In basic terms, these groups of vessels belong to the smaller class size as compared to large ones called the Capesize. The advantages of owning a smaller group size of fleet means that it gives the management more flexibility in optimising the transportation requirements to ensure full optimization of the available Deadweight Ton. In layman terms, the company ensure that every time the ship set sail, it will be loaded with the max tonnage so as to maximise the ship capacity. This is extrememly important given the volatility of the industry. It is very important to stay lean and flexible without comprising on the optimal deployment of the Group's fleet capacity.

Externally, the group has extensive presence in the Asia region meaning that it will be able to tap on to the economic boom for this promising and developing region. The group will be well placed to meet increases in the existing customers and potential new customers transportation requirements.

Internally, the group has a strong operating cash flow and a net cash position providing opportunities for the company to acquire vessels for its expansion plans.

The company comprises of a strong management team that has beening running the company in a efficiently and this is clearly the case as the company has been listed as one of the World's Top 10 Shipping company for the 3rd year in a row. This recognition reaffirms the group position as a strong and consistent performance among the world's 100 shipping firms. It also shows credibility towards the Group's asset light business model that is built on diligent cost management and prudent expansion policy.

Key downside risks

Path to economic recovery will be the key factor determining how fast the company can come out of the wood. Referring to my previous post on the dry bulk industry, one will be able to know what are the main factors affecting the valuation of companies in this industry.

Why am I still holding onto this stock?

One, it has a proven track record. Though it posted a net loss in the 1Q09, when one look at the Financial Year since the company was incepted, it has never made a loss and despite the economic downturn that plague the global economy, the company has continued to issue dividends, creating shareholder value.

Secondly, its accolades speak volume of this company. So right now, I will continue to accumulate shares of this company using the dollar cost averaging method. I hope this sleeping monster will awake soon.

Wednesday, June 17, 2009

Dry bulk shipping

Today I will be discussing about the dynamics of a lesser-known industry. Dry Bulk shipping. The reason why I am bloggin about this is because understanding of this environment is a key factor in understanding how one of my stock, Courage Marine will perform in this industry.
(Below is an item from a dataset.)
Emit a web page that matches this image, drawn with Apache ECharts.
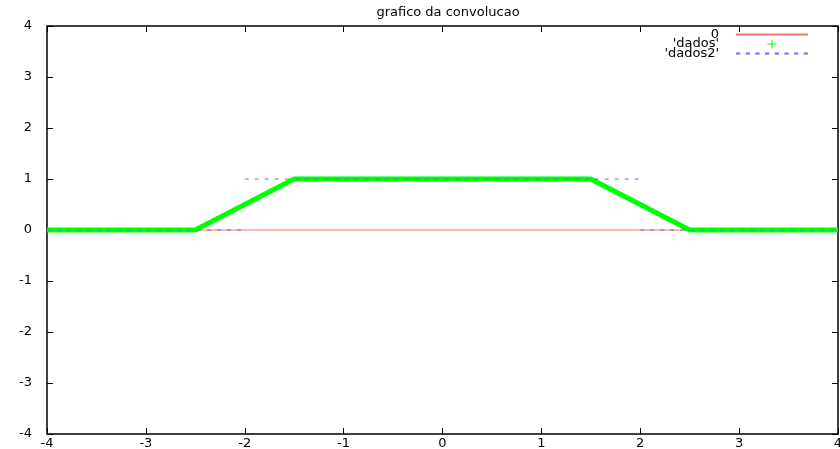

To begin with, while most of Singaporeans associate shipping with containership, there is the less visible of shipping aspect known as bulk shipping. The bulk shipping forms a major aspect of the shipping industry and today my blog is to present an insider guide to the world of bulk shipping.
By definition, bulk shipping involves the carriage of cargo which constitutes raw materials for industrial purposes. The quantities involved are huge in nature so shipping them on bulk carriers present better economies of scale. Examples of bulk cargoes are iron ore, coal and grain for dry bulk.

To put things in perspectives, 70% of world's transported goods are seaborne. Drilling further into seaborne transportation, dry bulk and wet bulk each account for 40% of the total pie while the remaining 20% is made up of bread bulk, general and containerised caroges.
The components of the dry bulk comprises of:
50% iron ore, scrap iron, coking coal and steel products
20% steam coal
10% grain
20% minor bulk (minerals, forest and agricultural products and fertiliser)
Bulk shipping delivers practically all the raw materials to industrial and population centres of the world to feed manufacturing process and support production of food, infrastructure, building materials as well as deliver energy in the form of fuel. Though not commonly visible, these dry bulk cargoes affect the daily lives of everybody globally.

Pricing of dry bulk cargoes comes in the form of bulk shipping contracts that is determined on a daily basis and the rates contracted here are being watched as one of the leading barometer of the state of bulk shipping market.

The Baltic Dry Index which measures the demand of dry bulk shipping capacity versus the supply of dry bulk carriers has grown so much that the value of the index is being accepted as one of the world's leading economic indicator. The reason for the unprecedented rise in the BDI over the last couple of years can be attributed to the following factors:
a. Insufficient new ship deliveries to match growing demand
b. Severe port congestion in major dry bulk ports of loading and discharging. Resulted in extended occupancy, making them idle off the port and creating a severe artificial "shortage" of ships
c. Economic growth in Brazil, Russia, India and China
d. Changes in trade patterns involving longer distances between loading and discharging port, thus exacerbating the problem of artificial "shortage"

HOWEVER, the onset of the global financial crisis resulted in a steep decline in the BDI. Ever since, the industry has struggled to find its footing again. The challenges remain and the strategies adopted by the ship owners include:

a. Supply of ships Right now, there are too many ships chasing too little cargoes. It pays to reduce the supply of ship in order to strike a balance between supply and demand. Even so, the momentum of ship building has been rampant and it is not as easy to cancel the order. But some of the solutions to reduce the supply of ships will be: laying up of un-economical ships, scrapping of old ships and deferring the delivery of new ship building and worst case scenario is to cancel new ship building order if conditions remains bearish.

b. Cash Owing to the circumstances now, cash is King. All business owners are busy managing cash given its severe shortage due to tightening liquidity. Some strategies to manage cash include: heightening monitoring of counterparty risks, timely collection of freights and hires; tightening up on ship management procedures to curb waste; managing price volatility of their fuel oil exposure by purchasing forward contracts if opportunities permit; hedging on forward exposures and restructuring their capital base

c. Trading Pattern Due to changes in trading patterns, different bulk carriers are moving into new areas of carriage. Some ship owners are relocating their ships at their costs to other geographical areas in search of better value but such a move might reduce the comparative advantage after one factors in the cost of making such a transfer.

The best strategies at the moment is for ship-owners to identify the particular sector that offers the best promise and adopt strategies to extract value. The market is made up of pessismists and optimists. The pessimist group will remain long on cargo at current day levels as they hold the view that markets will ease. Correspondingly, the optimist camp would long on ships with the view that the market will turn bullish again.